Lígia Kellermann, na Manisfestação de 06 de Julho, Resgatar o Futuro, não o Lucro © Hugo David 2020

Tanto a eleição das deputadas negras, duas delas com programas antirracistas, quanto o anúncio deste gabinete trazem uma novidade: a presença de mulheres negras, ciganas e migrantes como sujeitos centrais da atividade política e o movimento feminista deve  não só aprender como saber que não há perspetiva de resolução dos vários problemas endémicos de género e do capitalismo sem trabalho conjunto. Por mais que eu reivindique a necessidade e a vitória das Greves Internacionais Feministas que tem existido em Portugal desde 2017, estas não traduziram em propostas os anseios das camadas de mulheres negras, ciganas ou migrantes. É preciso romper com a ideia de que as feministas brancas precisam ir buscar ou convencer as mulheres negras, ciganas e migrantes porque estas já estão convencidas. Há organizações de mulheres negras, migrantes e ciganas com propostas elaboradas e atividade contínua. Em boa verdade, o que precisamos é de uma auto-crítica do movimento feminista branco no sentido de reconhecerem não só teoricamente que ser mulher não é sempre uma e a mesma coisa. É preciso debater a insistência das feministas brancas em querer resolver tudo em prisão: olhem para as cadeias portuguesas, conseguem ver as cores? É necessário compreender que as necessidades são distintas e que trabalhar em conjunto por uma causa semelhante / igual não é abdicar de avanço para nenhum dos lados.
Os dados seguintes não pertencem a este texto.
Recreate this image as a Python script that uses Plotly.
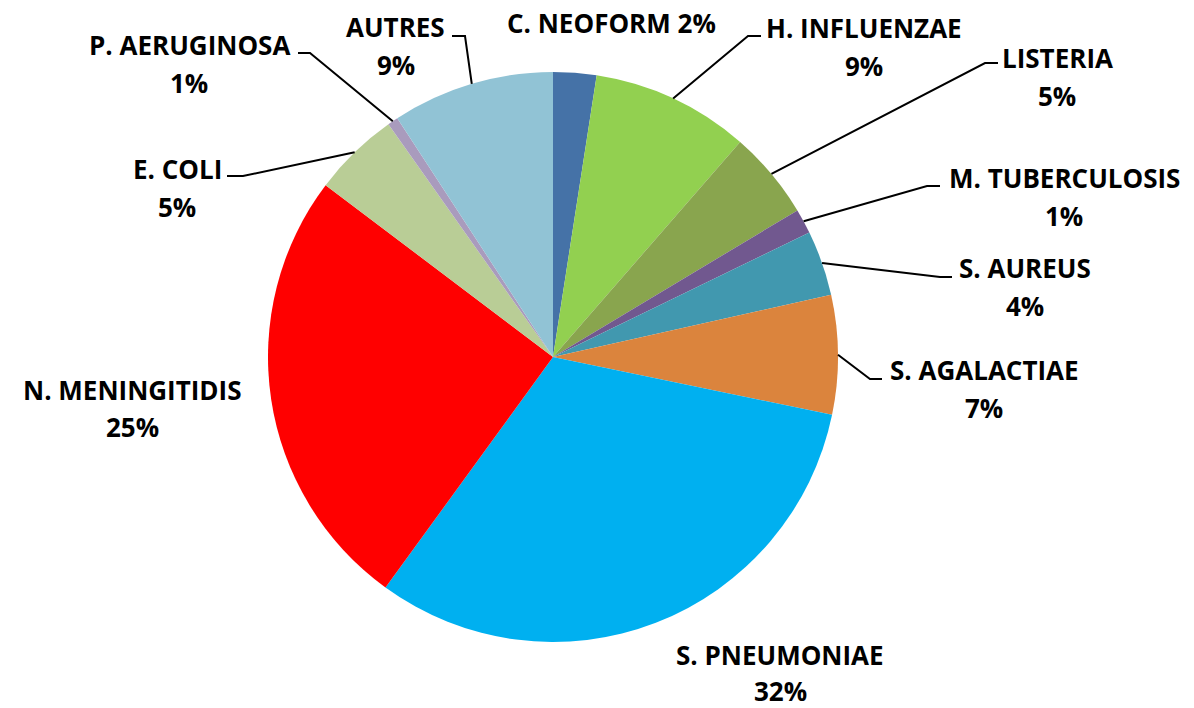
import math
import plotly.graph_objects as go

# ---- data ----
labels = ["C. NEOFORM", "H. INFLUENZAE", "LISTERIA", "M. TUBERCULOSIS", "S. AUREUS",
          "S. AGALACTIAE", "S. PNEUMONIAE", "N. MENINGITIDIS", "E. COLI",
          "P. AERUGINOSA", "AUTRES"]
values = [2.45, 8.95, 5.0, 1.4, 3.7, 6.75, 31.75, 25.3, 4.9, 0.6, 9.2]
colors = ["#4572A7", "#92D050", "#89A54E", "#71588F", "#4198AF", "#DB843D",
          "#00B0F0", "#FF0000", "#B9CD96", "#A99BBD", "#91C3D5"]

# ---- layout (pixels) ----
W, H = 1194, 708
CX, CY, R = 553, 357, 285
LINE_PITCH = 38
# text centre x, cap-middle y of the name line
label_pos = {
    "C. NEOFORM": (611, 22.5),
    "H. INFLUENZAE": (864, 28),
    "LISTERIA": (1057, 58),
    "M. TUBERCULOSIS": (1064, 177.5),
    "S. AUREUS": (1025, 268),
    "S. AGALACTIAE": (984, 369.5),
    "S. PNEUMONIAE": (780, 655),
    "N. MENINGITIDIS": (132, 389.5),
    "E. COLI": (177, 168.5),
    "P. AERUGINOSA": (189, 45.5),
    "AUTRES": (395.5, 27),
}
pitch_override = {"S. PNEUMONIAE": 35.5}
one_line = {"C. NEOFORM"}
# leader lines: elbow point, end point (near text)
leaders = {
    "H. INFLUENZAE": ((748, 36), (761, 36)),
    "LISTERIA": ((985, 63), (998, 63)),
    "M. TUBERCULOSIS": ((927, 186), (940, 186)),
    "S. AUREUS": ((940, 277), (952, 277)),
    "S. AGALACTIAE": ((870, 379), (882, 379)),
    "E. COLI": ((243, 176), (227, 176)),
    "P. AERUGINOSA": ((310, 53), (298, 53)),
    "AUTRES": ((465, 36), (452, 36)),
}


def px(x, y):
    return x / W, 1 - y / H


total = sum(values)
dx0, dy0 = px(CX - R, CY + R)
dx1, dy1 = px(CX + R, CY - R)
fig = go.Figure(go.Pie(
    labels=labels, values=values, sort=False, direction="clockwise", rotation=0,
    marker=dict(colors=colors, line=dict(width=0)),
    textinfo="none", hoverinfo="label+percent", showlegend=False,
    domain=dict(x=[dx0, dx1], y=[dy0, dy1]),
))

font = dict(family="Open Sans", size=26, color="black", weight="bold")
annotations = []
shapes = []
cum = 0.0
for lab, val in zip(labels, values):
    mid = cum + val / 2
    cum += val
    pct = f"{round(100 * val / total)}%"
    tx, ty = label_pos[lab]
    if lab in one_line:
        x, y = px(tx, ty)
        annotations.append(dict(text=f"{lab} {pct}", x=x, y=y, xref="paper", yref="paper",
                                xanchor="center", yanchor="middle", showarrow=False, font=font))
    else:
        x, y = px(tx, ty)
        annotations.append(dict(text=lab, x=x, y=y, xref="paper", yref="paper",
                                xanchor="center", yanchor="middle", showarrow=False, font=font))
        x, y = px(tx, ty + pitch_override.get(lab, LINE_PITCH))
        annotations.append(dict(text=pct, x=x, y=y, xref="paper", yref="paper",
                                xanchor="center", yanchor="middle", showarrow=False, font=font))
    if lab in leaders:
        theta = math.radians(360 * mid / total)
        ex, ey = CX + R * math.sin(theta), CY - R * math.cos(theta)
        (bx, by), (ddx, ddy) = leaders[lab]
        p0, p1, p2 = px(ex, ey), px(bx, by), px(ddx, ddy)
        shapes.append(dict(type="path", xref="paper", yref="paper",
                           path=f"M {p0[0]},{p0[1]} L {p1[0]},{p1[1]} L {p2[0]},{p2[1]}",
                           line=dict(color="black", width=2)))

fig.update_layout(
    width=W, height=H, margin=dict(l=0, r=0, t=0, b=0),
    paper_bgcolor="white", plot_bgcolor="white",
    annotations=annotations, shapes=shapes,
)
fig.write_html("out.html", config={"displayModeBar": False},
               post_script="document.body.style.margin='0';document.body.style.overflow='hidden';")
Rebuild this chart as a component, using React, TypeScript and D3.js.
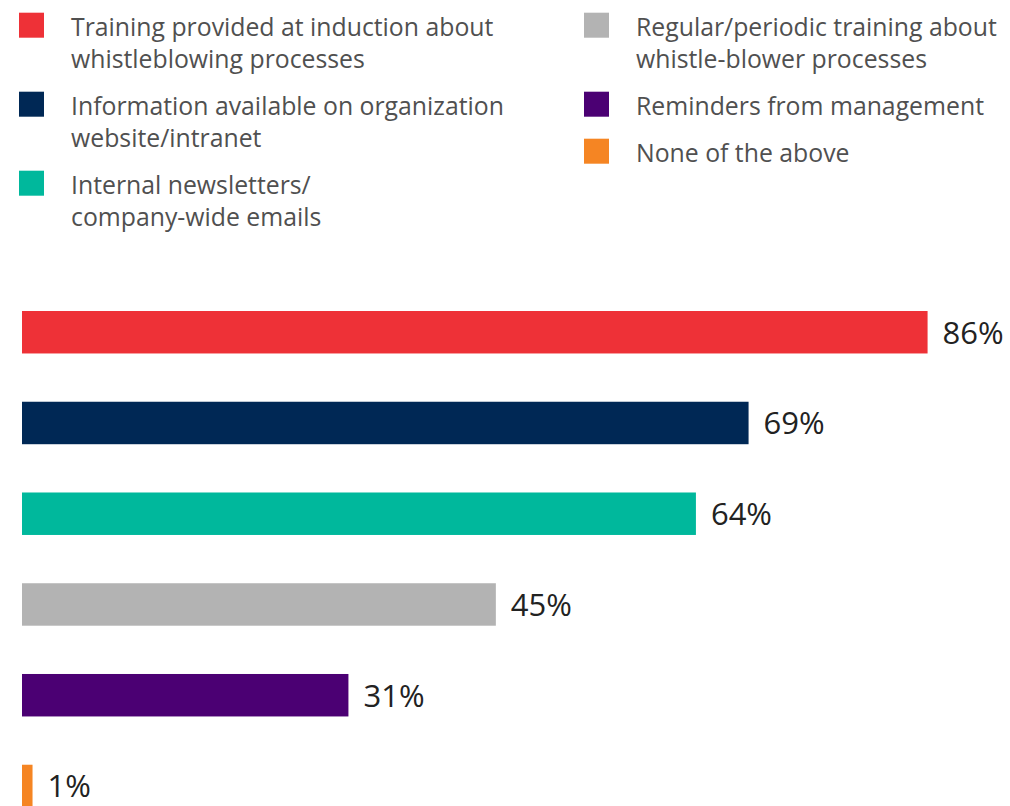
import React from "react";
import * as d3 from "d3";

const categories = [
  "Training provided at induction about whistleblowing processes",
  "Information available on organization website/intranet",
  "Internal newsletters/ company-wide emails",
  "Regular/periodic training about whistle-blower processes",
  "Reminders from management",
  "None of the above",
];
const legendLines = [
  ["Training provided at induction about", "whistleblowing processes"],
  ["Information available on organization", "website/intranet"],
  ["Internal newsletters/", "company-wide emails"],
  ["Regular/periodic training about", "whistle-blower processes"],
  ["Reminders from management"],
  ["None of the above"],
];
const values = [86, 69, 64, 45, 31, 1];
const colors = ["#EE3137", "#002855", "#00B89C", "#B3B3B3", "#4B0073", "#F58523"];

const W = 1010;
const H = 806;
const FONT = "'Open Sans', 'Noto Sans', sans-serif";

export default function App() {
  const x = d3.scaleLinear().domain([0, 100]).range([22, 22 + 1053]);
  const y = d3
    .scaleBand<string>()
    .domain(categories)
    .range([311, 807.2])
    .paddingInner(0.532)
    .paddingOuter(0);

  const lineH = 32;
  const itemGap = 15;
  const cols = [
    { x: 19, items: [0, 1, 2] },
    { x: 584, items: [3, 4, 5] },
  ];
  const legendItems: { i: number; x: number; y: number }[] = [];
  cols.forEach((c) => {
    let yy = 12.7;
    c.items.forEach((i) => {
      legendItems.push({ i, x: c.x, y: yy });
      yy += legendLines[i].length * lineH + itemGap;
    });
  });

  return (
    <svg
      width={W}
      height={H}
      style={{ position: "absolute", left: 0, top: 0, background: "#fff" }}
    >
      <g>
        {legendItems.map(({ i, x: lx, y: ly }) => (
          <g key={i}>
            <rect x={lx} y={ly} width={25} height={25} fill={colors[i]} />
            <text
              x={lx + 52}
              y={ly + 23.5}
              fontFamily={FONT}
              fontSize={24.8}
              fill="#505050"
            >
              {legendLines[i].map((l, k) => (
                <tspan key={k} x={lx + 52} dy={k === 0 ? 0 : lineH}>
                  {l}
                </tspan>
              ))}
            </text>
          </g>
        ))}
      </g>
      <g>
        {categories.map((c, i) => (
          <g key={c}>
            <rect
              x={x(0)}
              y={y(c)}
              width={x(values[i]) - x(0)}
              height={y.bandwidth()}
              fill={colors[i]}
            />
            <text
              x={x(values[i]) + 15}
              y={(y(c) as number) + y.bandwidth() / 2 + 11.5}
              fontFamily={FONT}
              fontSize={31}
              fill="#222"
            >
              {values[i]}%
            </text>
          </g>
        ))}
      </g>
    </svg>
  );
}
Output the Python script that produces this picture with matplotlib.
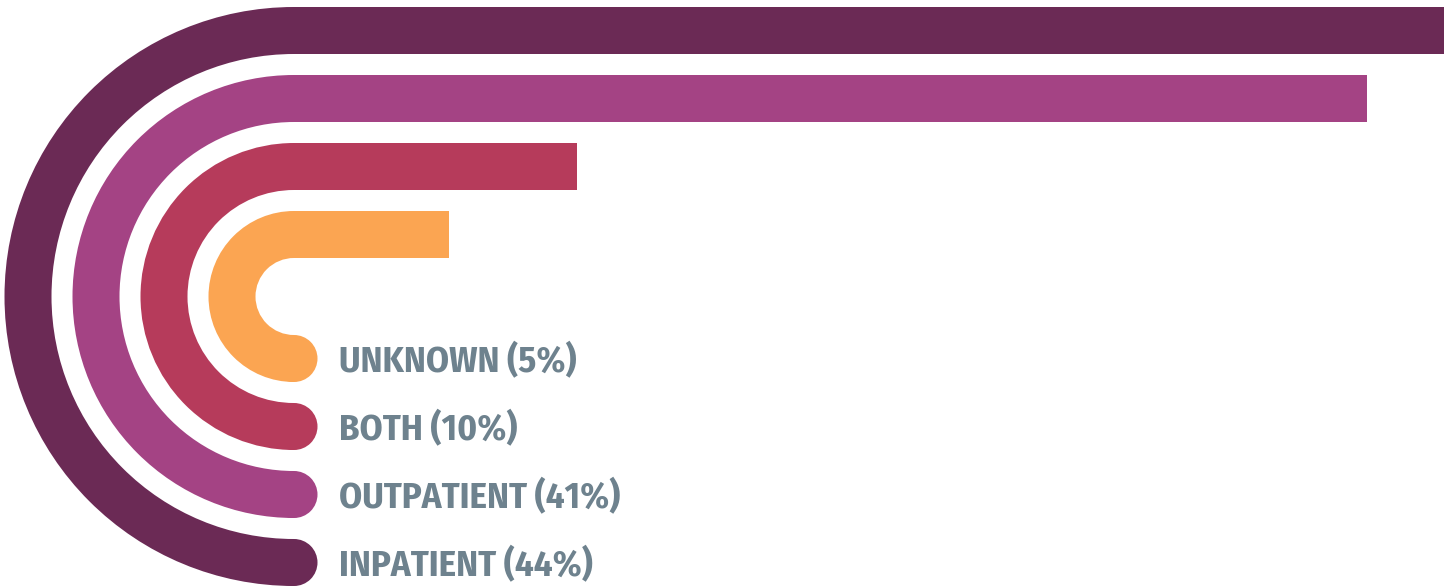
import matplotlib.pyplot as plt
from matplotlib.patches import Wedge, Rectangle, Circle
from matplotlib import font_manager

# data, inner band first
categories = ["UNKNOWN", "BOTH", "OUTPATIENT", "INPATIENT"]
values = [5, 10, 41, 44]
colors = ["#FBA552", "#B63B5B", "#A44384", "#6B2A55"]

W, H = 1455, 588
fig = plt.figure(figsize=(W / 100, H / 100), dpi=100)
ax = fig.add_axes([0, 0, 1, 1])
ax.set_xlim(0, W)
ax.set_ylim(H, 0)
ax.set_aspect("equal")
ax.axis("off")

cx, cy = 294, 296.5      # centre of the arcs
r0, step = 62, 68        # radius of inner band centre line, spacing
band = 47                # band thickness
px_per_pct = 25.5
bar_offset = 27.5

names = set(f.name for f in font_manager.fontManager.ttflist)
wanted = ["Fira Sans Condensed", "Asap Condensed", "Archivo Narrow",
          "Roboto Condensed", "DejaVu Sans"]
family = next(f for f in wanted if f in names)

for i, (cat, v, col) in enumerate(zip(categories, values, colors)):
    r = r0 + i * step
    ax.add_patch(Wedge((cx, cy), r + band / 2, 90, 270, width=band,
                       facecolor=col, edgecolor="none"))
    end = cx + bar_offset + v * px_per_pct
    ax.add_patch(Rectangle((cx - 0.5, cy - r - band / 2), end - cx + 0.5, band,
                           facecolor=col, edgecolor="none"))
    ax.add_patch(Circle((cx, cy + r), band / 2, facecolor=col, edgecolor="none"))
    ax.text(339, cy + r + 3, f"{cat} ({v}%)", fontsize=26.5, fontfamily=family,
            fontweight="bold", color="#6E828E", va="center", ha="left")

fig.savefig("out.png", dpi=100)
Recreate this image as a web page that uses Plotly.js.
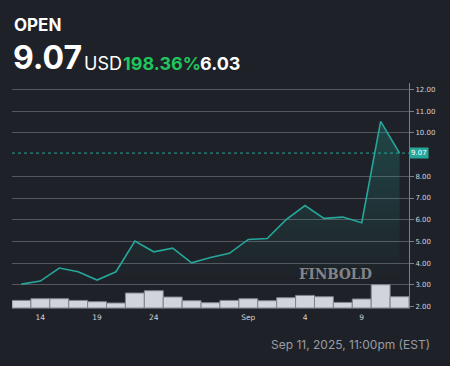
<!DOCTYPE html>
<html>
<head>
<meta charset="utf-8">
<script src="https://cdn.plot.ly/plotly-3.0.1.min.js"></script>
<style>
html,body{margin:0;padding:0;background:#1e2127;}
#chart{width:450px;height:366px;}
</style>
</head>
<body>
<div id="chart"></div>
<script>
// Trading days (categories)
var dates = ["Aug 13","Aug 14","Aug 15","Aug 18","Aug 19","Aug 20","Aug 21","Aug 22","Aug 25","Aug 26","Aug 27","Aug 28","Aug 29","Sep 2","Sep 3","Sep 4","Sep 5","Sep 8","Sep 9","Sep 10","Sep 11"];
// Closing price (USD)
var price = [3.03,3.17,3.77,3.60,3.22,3.60,5.01,4.52,4.69,4.01,4.26,4.45,5.09,5.13,6.00,6.65,6.06,6.12,5.86,10.53,9.07];
// Relative volume (arbitrary units)
var volume = [76,93,93,76,63,50,150,173,110,73,53,76,93,73,103,126,113,56,90,233,113];
// X tick labels
var xTickVals = ["Aug 14","Aug 19","Aug 22","Aug 29","Sep 4","Sep 9"];
var xTickText = ["14","19","24","Sep","4","9"];
// Y tick values (9.00 is hidden behind the last-price label)
var yTickVals = [2,3,4,5,6,7,8,10,11,12];

var lastPrice = price[price.length-1];

var W = 450, H = 366;
var mL = 12, mR = 41, mT = 83, mB = 58;
var pw = W - mL - mR, ph = H - mT - mB;
function px(x){ return (x - mL)/pw; }
function py(y){ return (H - mB - y)/ph; }

var teal = '#26a69a';

var traces = [
  {
    type:'scatter', mode:'lines', x:dates, y:price,
    line:{color:teal, width:1.6},
    fill:'tozeroy',
    fillgradient:{type:'vertical', start:3.0, stop:10.5,
      colorscale:[[0,'rgba(38,166,154,0)'],[1,'rgba(38,166,154,0.28)']]},
    hoverinfo:'skip', showlegend:false
  },
  {
    type:'bar', x:dates, y:volume, yaxis:'y2',
    marker:{color:'#d1d4dc', line:{color:'#80838b', width:1}},
    hoverinfo:'skip', showlegend:false
  }
];

var hdrFont = 'Inter, "Open Sans", sans-serif';

var layout = {
  width:W, height:H,
  margin:{l:mL, r:mR, t:mT, b:mB, pad:0},
  paper_bgcolor:'#1e2127', plot_bgcolor:'#1e2127',
  bargap:0,
  xaxis:{
    type:'category', range:[-0.5, dates.length-0.5],
    tickvals:xTickVals, ticktext:xTickText,
    showgrid:false, zeroline:false,
    showline:true, linecolor:'#5d6067', linewidth:1,
    ticks:'outside', ticklen:2, tickcolor:'rgba(0,0,0,0)',
    tickfont:{family:'"DejaVu Sans", sans-serif', size:7.5, color:'#d1d4dc'}
  },
  yaxis:{
    side:'right', range:[1.93, 12.3],
    tickvals:yTickVals, tickformat:'.2f',
    showgrid:true, gridcolor:'#54575d', gridwidth:1,
    zeroline:false,
    showline:true, linecolor:'#7b7e84', linewidth:1,
    ticks:'outside', ticklen:4, tickcolor:'#7b7e84',
    tickfont:{family:'"DejaVu Sans", sans-serif', size:7, color:'#d1d4dc'}
  },
  yaxis2:{
    overlaying:'y', range:[0, 2253], visible:false, showgrid:false
  },
  shapes:[
    {type:'line', xref:'paper', x0:0, x1:1, yref:'y', y0:lastPrice, y1:lastPrice,
     line:{color:teal, width:1, dash:'dot'}}
  ],
  annotations:[
    {xref:'paper', yref:'y', x:1, y:lastPrice, xanchor:'left', yanchor:'middle',
     text:lastPrice.toFixed(2), showarrow:false, bgcolor:teal, borderpad:1,
     font:{family:'"DejaVu Sans", sans-serif', size:7, color:'#ffffff'}},
    {xref:'paper', yref:'paper', x:px(12), y:py(24.5), xanchor:'left', yanchor:'middle',
     text:'<b>OPEN</b>', showarrow:false, font:{family:hdrFont, size:17, color:'#ffffff'}},
    {xref:'paper', yref:'paper', x:px(10.5), y:py(57.5), xanchor:'left', yanchor:'middle',
     text:'<b>'+lastPrice.toFixed(2)+'</b>', showarrow:false, font:{family:hdrFont, size:32, color:'#ffffff'}},
    {xref:'paper', yref:'paper', x:px(82), y:py(63), xanchor:'left', yanchor:'middle',
     text:'USD', showarrow:false, font:{family:hdrFont, size:18, color:'#ffffff'}},
    {xref:'paper', yref:'paper', x:px(120.5), y:py(63), xanchor:'left', yanchor:'middle',
     text:'<b>198.36%</b>', showarrow:false, font:{family:hdrFont, size:18, color:'#21c55d'}},
    {xref:'paper', yref:'paper', x:px(197.5), y:py(63), xanchor:'left', yanchor:'middle',
     text:'<b>6.03</b>', showarrow:false, font:{family:hdrFont, size:18, color:'#ffffff'}},
    {xref:'paper', yref:'paper', x:px(432), y:py(344), xanchor:'right', yanchor:'middle',
     text:'Sep 11, 2025, 11:00pm (EST)', showarrow:false, font:{family:hdrFont, size:12, color:'#9a9da3'}},
    {xref:'paper', yref:'paper', x:px(335.5), y:py(273.7), xanchor:'center', yanchor:'middle',
     text:'<b>FINBOLD</b>', showarrow:false, font:{family:'"DejaVu Serif Condensed", "Liberation Serif", serif', size:15, color:'#838589'}}
  ]
};

Plotly.newPlot('chart', traces, layout, {displayModeBar:false, staticPlot:true});
</script>
</body>
</html>
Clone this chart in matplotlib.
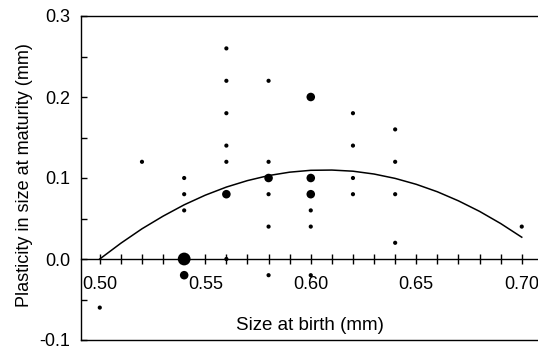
import numpy as np
import matplotlib
matplotlib.use('Agg')
import matplotlib.pyplot as plt
from matplotlib.ticker import MultipleLocator, FixedLocator

plt.rcParams['font.family'] = ['Liberation Sans', 'DejaVu Sans']
plt.rcParams['axes.unicode_minus'] = False

# points: size at birth, plasticity, number of overlapping observations
birth = [0.50, 0.52,
         0.54, 0.54, 0.54, 0.54, 0.54,
         0.56, 0.56, 0.56, 0.56, 0.56, 0.56, 0.56,
         0.58, 0.58, 0.58, 0.58, 0.58, 0.58,
         0.60, 0.60, 0.60, 0.60, 0.60, 0.60,
         0.62, 0.62, 0.62, 0.62,
         0.64, 0.64, 0.64, 0.64,
         0.70]
plast = [-0.06, 0.12,
         0.10, 0.08, 0.06, 0.00, -0.02,
         0.26, 0.22, 0.18, 0.14, 0.12, 0.08, 0.00,
         0.22, 0.12, 0.10, 0.08, 0.04, -0.02,
         0.20, 0.10, 0.08, 0.06, 0.04, -0.02,
         0.18, 0.14, 0.10, 0.08,
         0.16, 0.12, 0.08, 0.02,
         0.04]
count = [1, 1,
         1, 1, 1, 3, 2,
         1, 1, 1, 1, 1, 2, 1,
         1, 1, 2, 1, 1, 1,
         2, 2, 2, 1, 1, 1,
         1, 1, 1, 1,
         1, 1, 1, 1,
         1]

# quadratic fit line
fit_x = [0.50, 0.51, 0.52, 0.53, 0.54, 0.55, 0.56, 0.57, 0.58, 0.59, 0.60,
         0.61, 0.62, 0.63, 0.64, 0.65, 0.66, 0.67, 0.68, 0.69, 0.70]
fit_y = [0.000, 0.0195, 0.0373, 0.0529, 0.0669, 0.0788, 0.0888, 0.0968, 0.1030,
         0.1072, 0.1095, 0.1098, 0.1084, 0.1049, 0.0995, 0.0922, 0.0830, 0.0718,
         0.0588, 0.0438, 0.0269]

size_map = {1: 9, 2: 38, 3: 85}

fig = plt.figure(figsize=(5.38, 3.47), dpi=100)
ax = fig.add_axes([81 / 538, 7 / 347, 1 - 81 / 538, (340 - 16) / 347])

ax.scatter(birth, plast, s=[size_map[c] for c in count], color='black',
           linewidths=0, zorder=3)
ax.plot(fit_x, fit_y, color='black', lw=1.1, zorder=2)

ax.set_xlim(0.4911, 0.7077)
ax.set_ylim(-0.1, 0.3)

ax.spines['bottom'].set_position(('data', 0))
ax.spines['right'].set_visible(False)
ax.plot([0, 1], [0, 0], transform=ax.transAxes, color='black', lw=1.0,
        clip_on=False)

ax.xaxis.set_major_locator(FixedLocator([0.50, 0.55, 0.60, 0.65, 0.70]))
ax.xaxis.set_minor_locator(FixedLocator([0.51, 0.52, 0.53, 0.54, 0.56, 0.57, 0.58,
                                         0.59, 0.61, 0.62, 0.63, 0.64, 0.66, 0.67,
                                         0.68, 0.69]))
ax.xaxis.set_major_formatter(lambda v, p: f'{v:.2f}')
ax.tick_params(axis='x', which='both', direction='inout', length=7, width=1,
               pad=9, labelsize=13)

ax.yaxis.set_major_locator(MultipleLocator(0.1))
ax.yaxis.set_minor_locator(MultipleLocator(0.05))
ax.yaxis.set_major_formatter(lambda v, p: f'{v:.1f}')
ax.tick_params(axis='y', which='both', direction='in', length=4, width=1,
               pad=8, labelsize=13)

ax.set_xlabel('Size at birth (mm)', fontsize=13.5)
ax.xaxis.set_label_coords(0.5, 0.07)
ax.set_ylabel('Plasticity in size at maturity (mm)', fontsize=13)
ax.yaxis.set_label_coords(-0.105, 0.51)

for s in ax.spines.values():
    s.set_linewidth(1.0)

fig.savefig('out.png', dpi=100)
Estamos do mesmo lado da barricada, ainda que a barricada seja muito diversa.

Em suma, compreendo que a melhor e mais eficaz maneira de começarmos a construir a resposta para os vários cenários que se podem revelar é levar a sério o “ninguém larga a mão de ninguém”, nem por tática nem por racismo.  A próxima Greve Internacional feminista terá que ser negra, cigana e migrante.